What Taxpayers May Expect From The Union Budget 2022?

According to a circular dated January 19, 2022, CBDT has clarified that the total amount received under a Unit Linked Insurance Policy (ULIP) authorised on or after January 19, 2022, will not be exempt under the said clause if the amount of premium payable for any of the previous years during the term of such policy surpasses Rs 2,50,000. Whereas if a premium is payable for more than one ULIP granted on or after 01.02.2021, the deduction under the said clause applicable is limited to such policies where the aggregate premium does not surpass Rs 2,50,000 for any of the preceding years throughout the period of any of those policies. Apart from these clarifications, taxpayers may expect significant alleviation on the income tax sector from the Union Budget 2022.

Taxpayers anticipate adjustment of income slabs and tax rates under both regular and concessional tax regime that allows lower tax slabs as compared to the old tax regime.
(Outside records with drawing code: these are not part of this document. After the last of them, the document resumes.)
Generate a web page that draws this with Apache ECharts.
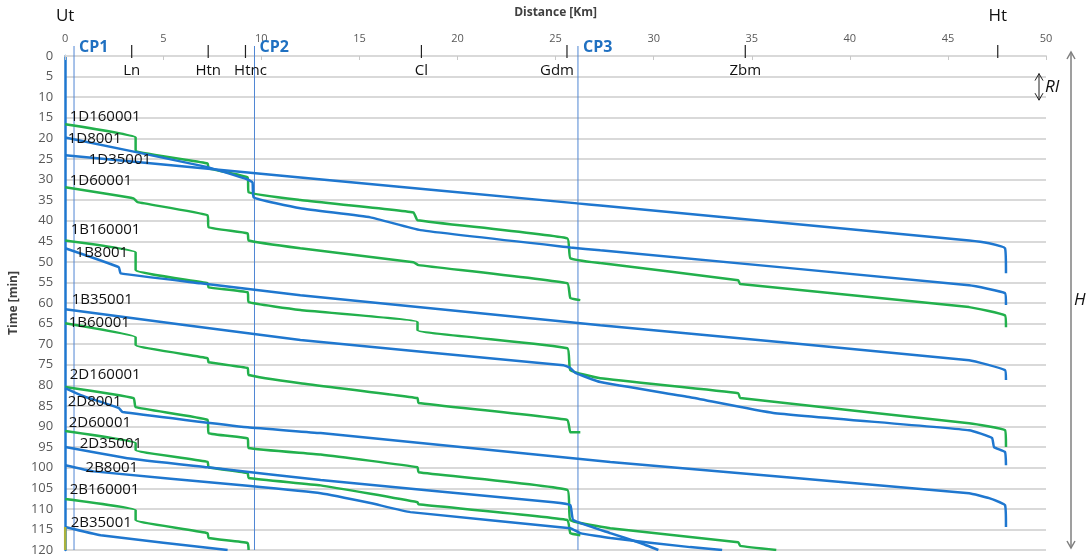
<!DOCTYPE html>
<html>
<head>
<meta charset="utf-8">
<script src="https://cdn.jsdelivr.net/npm/echarts@6/dist/echarts.min.js"></script>
<style>
html,body{margin:0;padding:0;background:#fff;}
#c{width:1091px;height:559px;}
</style>
</head>
<body>
<div id="c"></div>
<script>
// ---------- DATA (distance km, time min) ----------
const s1D160001 = [[0,16.6],[3.59,19.8],[3.59,22.9],[7.26,26.1],[7.31,27.3],[9.30,29.5],[9.35,33.1],[11.99,35.0],[17.75,38.0],[17.96,39.9],[25.60,44.3],[25.75,49.1],[27.28,50.3],[34.31,54.5],[34.41,55.4],[46.08,61.0],[47.91,63.0],[47.96,65.9]];
const s1D60001  = [[0,31.9],[3.49,34.6],[3.69,35.5],[7.26,38.7],[7.31,41.6],[9.30,43.1],[9.35,44.8],[11.99,46.7],[17.75,50.1],[18.01,50.8],[25.60,55.2],[25.75,58.8],[26.26,59.3]];
const s1B160001 = [[0,44.8],[3.59,47.7],[3.59,52.0],[7.26,55.2],[7.31,56.2],[9.30,57.4],[9.35,59.8],[11.99,61.7],[17.96,64.6],[17.96,66.6],[25.60,71.0],[25.75,76.3],[27.28,78.3],[34.31,81.9],[34.41,83.1],[46.08,89.2],[47.91,90.9],[47.96,95.0]];
const s1B60001  = [[0,64.9],[3.59,68.3],[3.59,70.2],[7.26,73.4],[7.31,74.4],[9.30,75.8],[9.35,77.5],[11.99,79.5],[17.96,83.1],[18.01,84.3],[25.60,88.4],[25.75,91.4],[26.26,91.4]];
const s2D160001 = [[0,80.4],[3.49,83.1],[3.59,85.3],[7.26,88.4],[7.31,91.6],[9.30,92.9],[9.35,95.2],[13.02,96.8],[17.96,99.9],[18.01,101.1],[25.60,105.4],[25.75,112.7],[27.79,114.7],[34.31,118.1],[34.41,119.0],[36.25,120]];
const s2D60001  = [[0,91.1],[3.59,94.0],[3.59,95.7],[7.26,98.6],[7.31,99.9],[9.30,101.3],[9.35,102.5],[13.02,104.3],[17.96,108.4],[18.01,108.9],[25.60,112.7],[25.75,115.9],[26.26,116.4]];
const s2B160001 = [[0,107.6],[3.59,110.3],[3.59,112.7],[7.26,115.9],[7.31,117.1],[9.30,118.3],[9.35,120]];

const s1D8001  = [[0,19.8],[7.26,27.0],[9.30,30.0],[9.55,30.7],[9.60,34.3],[11.99,37.0],[15.56,39.2],[18.11,42.3],[25.75,46.5],[27.28,47.2],[46.08,55.7],[47.91,57.6],[47.96,60.5]];
const s1D35001 = [[0,24.1],[11.99,29.5],[26.11,35.8],[27.28,36.3],[46.08,44.8],[47.10,45.5],[47.91,46.7],[47.96,52.8]];
const s1B8001  = [[0,46.7],[2.73,51.3],[2.83,52.8],[6.90,55.2],[11.99,58.1],[27.28,65.4],[46.08,73.9],[47.91,76.3],[47.96,78.7]];
const s1B35001 = [[0,61.5],[11.99,69.0],[25.40,75.1],[25.75,75.8],[26.01,77.0],[27.28,79.2],[31.86,82.9],[36.10,86.7],[46.08,90.9],[47.25,92.8],[47.35,95.0],[47.91,96.2],[47.96,99.4]];
const s2D8001  = [[0,80.7],[0.79,82.4],[2.73,85.5],[2.93,86.5],[9.30,90.2],[13.02,91.6],[27.79,98.6],[46.08,106.2],[47.10,107.4],[47.91,109.1],[47.96,114.4]];
const s2D35001 = [[0,95.0],[3.16,97.7],[7.26,99.9],[13.02,103.0],[24.89,108.4],[25.75,109.1],[25.90,112.7],[27.79,115.9],[29.32,118.3],[30.24,120]];
const s2B8001  = [[0,99.4],[1.45,100.9],[9.30,104.4],[13.02,106.2],[15.56,108.6],[17.60,110.8],[25.75,114.7],[26.26,115.9],[27.79,117.1],[31.86,119.3],[33.49,120]];
const s2B35001 = [[0,114.4],[1.81,116.4],[8.28,120]];
const sUtWait  = [[0,114.4],[0,120]];

const greenTrains = [s1D160001, s1D60001, s1B160001, s1B60001, s2D160001, s2D60001, s2B160001];
const blueTrains  = [s1D8001, s1D35001, s1B8001, s1B35001, s2D8001, s2D35001, s2B8001, s2B35001];

const stationNames = ['Ln','Htn','Htnc','Cl','Gdm','Zbm','Ht'];
const stationKm    = [3.39, 7.29, 9.19, 18.16, 25.58, 34.67, 47.54];
const terminalNames = ['Ut','Ht'];
const terminalKm    = [0, 47.54];
const cpNames = ['CP1','CP2','CP3'];
const cpKm    = [0.45, 9.65, 26.14];

const labelNames = ['1D160001','1D8001','1D35001','1D60001','1B160001','1B8001','1B35001','1B60001','2D160001','2D8001','2D60001','2D35001','2B8001','2B160001','2B35001'];
const labelKm    = [0.23, 0.13, 1.2, 0.23, 0.28, 0.53, 0.33, 0.18, 0.23, 0.13, 0.18, 0.74, 1.04, 0.23, 0.28];
const labelMin   = [14.7, 20.0, 25.1, 30.2, 42.3, 47.9, 59.3, 64.9, 77.5, 84.1, 89.2, 94.1, 99.9, 105.4, 113.4];

const xMin = 0, xMax = 50, xStep = 5;
const yMin = 0, yMax = 120, yStep = 5;
const riFrom = 5, riTo = 10;
const hFrom = 0, hTo = 120;

// ---------- STYLE ----------
const FONT = '"Open Sans", "Liberation Sans", sans-serif';
const GREEN = '#22b04c';
const BLUE = '#1f77cf';
const SMOOTH = 0.12;
const labelDx = {Gdm:-10, Htnc:5};

const chart = echarts.init(document.getElementById('c'), null, {renderer:'canvas'});

const series = [];
greenTrains.forEach(d => series.push({type:'line', data:d, showSymbol:false, symbol:'none', silent:true, z:5, smooth:SMOOTH,
  lineStyle:{color:GREEN, width:2.5}, emphasis:{disabled:true}}));
blueTrains.forEach(d => series.push({type:'line', data:d, showSymbol:false, symbol:'none', silent:true, z:6, smooth:SMOOTH,
  lineStyle:{color:BLUE, width:2.5}, emphasis:{disabled:true}}));
series.push({type:'line', data:sUtWait, showSymbol:false, symbol:'none', silent:true, z:7,
  lineStyle:{color:'#a9b23c', width:2.5}});

// CP lines
series.push({type:'custom', z:3, silent:true, clip:false,
  data: cpKm.map(k => [k, 0]),
  renderItem: function(params, api){
    const p0 = api.coord([api.value(0), yMin]);
    const p1 = api.coord([api.value(0), yMax]);
    return {type:'group', children:[
      {type:'line', shape:{x1:p0[0], y1:p0[1]-10, x2:p0[0], y2:p1[1]}, style:{stroke:'#4f86d4', lineWidth:1}},
      {type:'text', style:{text:cpNames[params.dataIndex], x:p0[0]+5, y:p0[1]-9, align:'left', verticalAlign:'middle',
        font:'bold 16px ' + FONT, fill:'#1f70c1'}}
    ]};
  }
});
// Station ticks and names
series.push({type:'custom', z:8, silent:true, clip:false,
  data: stationKm.map(k => [k, 0]),
  renderItem: function(params, api){
    const p = api.coord([api.value(0), yMin]);
    const name = stationNames[params.dataIndex];
    const ch = [{type:'line', shape:{x1:p[0], y1:p[1]-11, x2:p[0], y2:p[1]+2}, style:{stroke:'#222', lineWidth:1.2}}];
    if (name !== 'Ht') {
      ch.push({type:'text', style:{text:name, x:p[0]+(labelDx[name]||0), y:p[1]+15, align:'center', verticalAlign:'middle',
        font:'15px ' + FONT, fill:'#111'}});
    }
    return {type:'group', children:ch};
  }
});
// Terminal names above axis
series.push({type:'custom', z:8, silent:true, clip:false,
  data: terminalKm.map(k => [k, 0]),
  renderItem: function(params, api){
    const p = api.coord([api.value(0), yMin]);
    return {type:'text', style:{text:terminalNames[params.dataIndex], x:p[0], y:p[1]-40, align:'center', verticalAlign:'middle',
      font:'17px ' + FONT, fill:'#111'}};
  }
});
// Train labels
series.push({type:'custom', z:9, silent:true, clip:false,
  data: labelKm.map((k,i) => [k, labelMin[i]]),
  renderItem: function(params, api){
    const p = api.coord([api.value(0), api.value(1)]);
    return {type:'text', style:{text:labelNames[params.dataIndex], x:p[0], y:p[1], align:'left', verticalAlign:'middle',
      font:'15px ' + FONT, fill:'#111'}};
  }
});

chart.setOption({
  animation:false,
  grid:{left:64, right:45, top:56, bottom:9, containLabel:false},
  xAxis:{type:'value', position:'top', min:xMin, max:xMax, interval:xStep,
    axisLine:{show:true, onZero:false, lineStyle:{color:'#d9d9d9', width:2}},
    axisTick:{show:true, inside:true, length:4, lineStyle:{color:'#c8c8c8'}},
    axisLabel:{color:'#595959', fontSize:11, margin:12, fontFamily:FONT},
    splitLine:{show:false},
    name:'Distance [Km]', nameLocation:'middle', nameGap:37,
    nameTextStyle:{fontWeight:'bold', fontSize:12, color:'#404040', fontFamily:FONT}},
  yAxis:{type:'value', inverse:true, min:yMin, max:yMax, interval:yStep,
    axisLine:{show:true, onZero:false, lineStyle:{color:BLUE, width:2.5}},
    axisTick:{show:false},
    axisLabel:{color:'#595959', fontSize:13, margin:12, fontFamily:FONT},
    splitLine:{show:true, lineStyle:{color:'#d9d9d9', width:2}},
    name:'Time [min]', nameLocation:'middle', nameGap:44,
    nameTextStyle:{fontWeight:'bold', fontSize:12, color:'#404040', fontFamily:FONT}},
  series: series
});

function vArrow(x, y1, y2, color, lw){
  return [
    {type:'line', shape:{x1:x, y1:y1, x2:x, y2:y2}, style:{stroke:color, lineWidth:lw}},
    {type:'polyline', shape:{points:[[x-4,y1+7],[x,y1],[x+4,y1+7]]}, style:{stroke:color, lineWidth:lw, fill:null}},
    {type:'polyline', shape:{points:[[x-4,y2-7],[x,y2],[x+4,y2-7]]}, style:{stroke:color, lineWidth:lw, fill:null}}
  ];
}
const riY1 = chart.convertToPixel({gridIndex:0}, [0, riFrom])[1] - 3;
const riY2 = chart.convertToPixel({gridIndex:0}, [0, riTo])[1] + 3;
const hY1 = chart.convertToPixel({gridIndex:0}, [0, hFrom])[1] - 4;
const hY2 = chart.convertToPixel({gridIndex:0}, [0, hTo])[1] - 2;
const riX = 1039, hX = 1071;
chart.setOption({graphic:[].concat(
  vArrow(riX, riY1, riY2, '#222', 1),
  vArrow(hX, hY1, hY2, '#7f7f7f', 1.5),
  [
    {type:'text', style:{text:'RI', x:riX+6, y:(riY1+riY2)/2, align:'left', verticalAlign:'middle', font:'italic 17px ' + FONT, fill:'#111'}},
    {type:'text', style:{text:'H', x:hX+3, y:(hY1+hY2)/2, align:'left', verticalAlign:'middle', font:'italic 17px ' + FONT, fill:'#111'}}
  ]
)});
</script>
</body>
</html>
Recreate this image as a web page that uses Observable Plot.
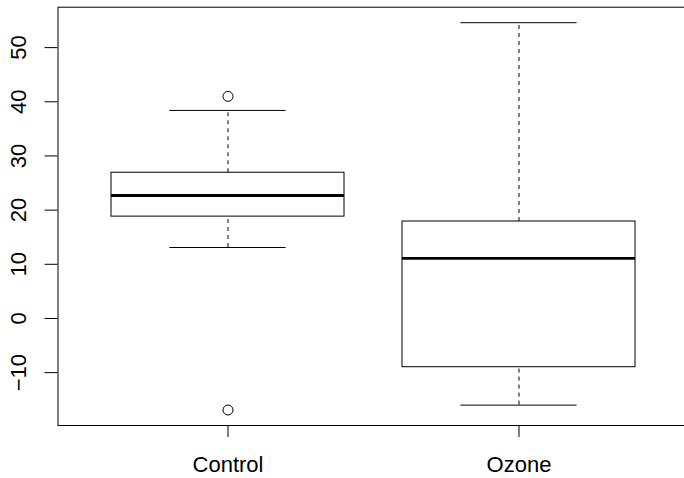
<!DOCTYPE html>
<html>
<head>
<meta charset="utf-8">
<script src="https://cdn.jsdelivr.net/npm/d3@7"></script>
<script src="https://cdn.jsdelivr.net/npm/@observablehq/plot@0.6"></script>
<style>
  html, body { margin: 0; padding: 0; background: white; overflow: hidden; }
  #chart svg { display: block; }
</style>
</head>
<body>
<div id="chart"></div>
<script>
// Data
const groups = ["Control", "Ozone"];
const lowerWhisker = [13.1, -16.0];
const q1 = [18.8, -9.0];
const median = [22.7, 11.1];
const q3 = [26.9, 17.9];
const upperWhisker = [38.4, 54.6];
const outlierGroup = ["Control", "Control"];
const outlierValue = [41.0, -16.9];
const yTicks = [-10, 0, 10, 20, 30, 40, 50];

const boxes = groups.map((g, i) => ({
  group: g, lo: lowerWhisker[i], q1: q1[i], med: median[i], q3: q3[i], hi: upperWhisker[i]
}));
const outliers = outlierGroup.map((g, i) => ({group: g, value: outlierValue[i]}));

// R-style 4% range extension
const allVals = [...lowerWhisker, ...upperWhisker, ...outlierValue];
const ymin = d3.min(allVals), ymax = d3.max(allVals);
const ext = (ymax - ymin) * 0.04;

const font = "'Liberation Sans', Arial, Helvetica, sans-serif";
const FS = 22;
const W = 684, H = 478;
const plot = Plot.plot({
  width: W,
  height: H,
  marginLeft: 57.5,
  marginRight: -4,
  marginTop: 6.7,
  marginBottom: 53,
  style: {fontFamily: font, fontSize: FS + "px", color: "black", background: "white"},
  x: {type: "band", domain: groups, paddingInner: 0.2, paddingOuter: 0.18, align: 0.5},
  y: {domain: [ymin - ext, ymax + ext]},
  marks: [
    Plot.frame({stroke: "black", strokeWidth: 1}),
    // whiskers (dashed)
    Plot.ruleX(boxes, {x: "group", y1: "q3", y2: "hi", stroke: "black", strokeDasharray: "4,4", strokeWidth: 1}),
    Plot.ruleX(boxes, {x: "group", y1: "lo", y2: "q1", stroke: "black", strokeDasharray: "4,4", strokeWidth: 1}),
    // whisker caps
    Plot.tickY(boxes, {x: "group", y: "hi", stroke: "black", insetLeft: 58.4, insetRight: 58.4, strokeWidth: 1}),
    Plot.tickY(boxes, {x: "group", y: "lo", stroke: "black", insetLeft: 58.4, insetRight: 58.4, strokeWidth: 1}),
    // boxes
    Plot.barY(boxes, {x: "group", y1: "q1", y2: "q3", fill: "white", stroke: "black", strokeWidth: 1}),
    // medians
    Plot.tickY(boxes, {x: "group", y: "med", stroke: "black", strokeWidth: 2.8}),
    // outliers
    Plot.dot(outliers, {x: "group", y: "value", r: 5, stroke: "black", fill: "none", strokeWidth: 1}),
    // axes
    Plot.axisY(yTicks, {tickSize: 13, tickFormat: () => "", stroke: "black"}),
    Plot.text(yTicks, {y: d => d, text: d => (d < 0 ? "\u2212" + Math.abs(d) : String(d)), frameAnchor: "left", dx: -39, rotate: -90, lineAnchor: "middle", textAnchor: "middle", fill: "black", fontSize: FS}),
    Plot.axisX({tickSize: 12, tickPadding: 19, stroke: "black", fill: "black", fontSize: FS, label: null})
  ]
});
document.getElementById("chart").appendChild(plot);
</script>
</body>
</html>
According to a recent survey made by KPMG, it has been found ahead of the Budget announcement day that "On the taxpayer front, measures to encourage more foreign investments, relief for real estate and infrastructure sectors, etc. could be in the spotlight. Steps to boost investor confidence and attract foreign investment and to rationalise compliance through increased adoption of technology tools could also be considered."

According to pre-budget research conducted by KPMG, the basic income tax exemption threshold, which is now set at Rs 2.5 lakh, is expected to be raised in the Union Budget 2022-23, allowing most of the taxpayers to lower their tax obligation. Section 80C and Section 80D limitations, and a reduction in the term of tax-saving deposits to three years from five years, as interest rates are at a historic low, are all expected by taxpayers this year. In comparison to the old tax regime, income tax is now payable at lower slab rates on income up to Rs. 15 lakh and above under the new regime.

 

Tax slab rates of 5%, 10%, 15%, 20%, 25% and 30% are applied on each subsequent annual income starting from 2.5 lakhs to Rs. 15 lakh and above under the new tax regime. If you are a salaried individual and opt for the new tax regime, you must sacrifice various tax benefits because salaried individuals cannot make use of important advantages such as standard deduction, House Rent Allowance (HRA), Leave Travel Assistance (LTA), and others under the new tax regime. Various deductions, such as those allowed under Sections 80C and 80D of the Income Tax Act, would also be unavailable under the new tax regime. As a result, salaried folks anticipate the highest tax slab to be raised, or that certain deductions would be allowed to make the new system more appealing to them.

The Union Budget 2022 will be live-streamed on Lok Sabha TV on February 1st, at 11 a.m., which will be introduced by Finance Minister Nirmala Sitharaman.